Judy Register, Scottsdale general manager for Citizen and Neighborhood Resources, said the program began as a cooperative with the Glendale Public Library to introduce black authors and their work to the community.

"This year, we are lucky to have a filmmaker," she said.

Thomas, a Scottsdale resident, is best known for her work on the documentary "Midnight Ramble: Oscar Micheaux and the Story of Race Movies," a history of black independent filmmakers from 1910 to 1950. Woods, a Californian, is known for authoring the Charlotte Justice novels, a series of murder mysteries in Los Angeles.

"I think every culture has its storytellers," Woods said. "And African American authors serve not only the black community but the world at large."

Woods said she performs the same function griots — storytellers in Africa — did in ancient times by transmitting the history of their culture through stories. Her work is specific to Los Angeles.

"I call the Charlotte mysteries contemporary L.A. history," Woods said. "They begin in 1992 with the Rodney King riots or uprising and deal with the rebuilding of L.A. after that period."

Thomas’ documentary on black filmmakers was adapted for the PBS series "The American Experience."

Thomas has been making films for about 20 years. She is working on another series about the first 100 years of black cinema to update the work she has already done.

"Black people have been making movies since the industry began," Thomas said. "In the early days, there weren’t any schools issuing degrees, for anyone, in filmmaking. People just got the equipment and did it."

"Midnight Ramble" is based on the work of Oscar Micheaux, who was a homesteader in South Dakota and a writer of what today would be called pulp fiction.

Micheaux wrote novels specifically for the black community, sold the books to his neighbors and took trips to Chicago every year to market them.
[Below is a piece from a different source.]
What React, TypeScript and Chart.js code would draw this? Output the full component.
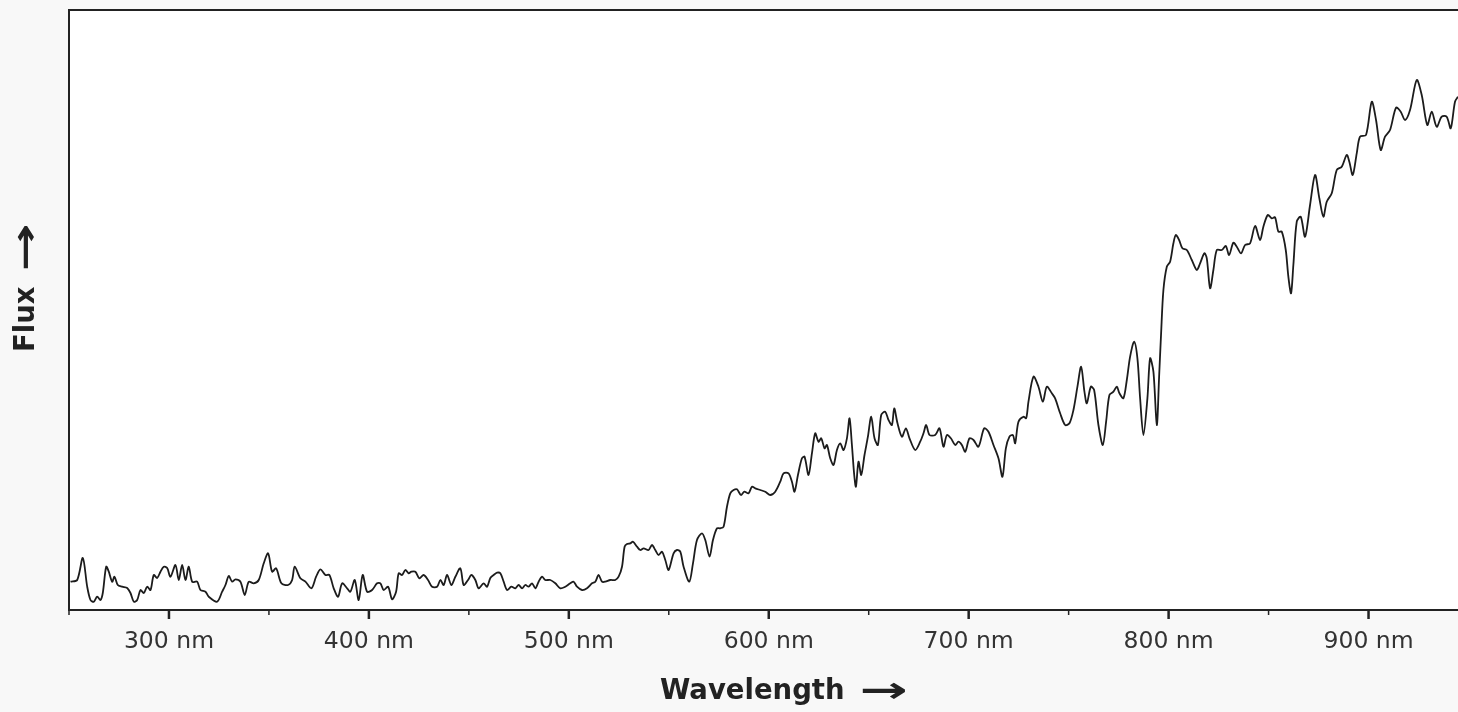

He eventually made enough money to make his own movies and is considered the dean of early independent black filmmaking.

Woods’ heroine, Charlotte Justice, is a black detective in the L.A. Police Department’s robbery-homicide division. Research for the book came from interviews with law enforcement personnel. Woods said her story lines are fictitious.

"I wanted to get an idea of what it was like to work in homicide, the atmosphere and what demands it put on their lives," Woods said.

Hard work is the key for other blacks to achieve success, Woods and Thomas said.

"If you have a conviction or passion about something, you just get out there and do it," Thomas said. "But you have to have the strength to stick with it."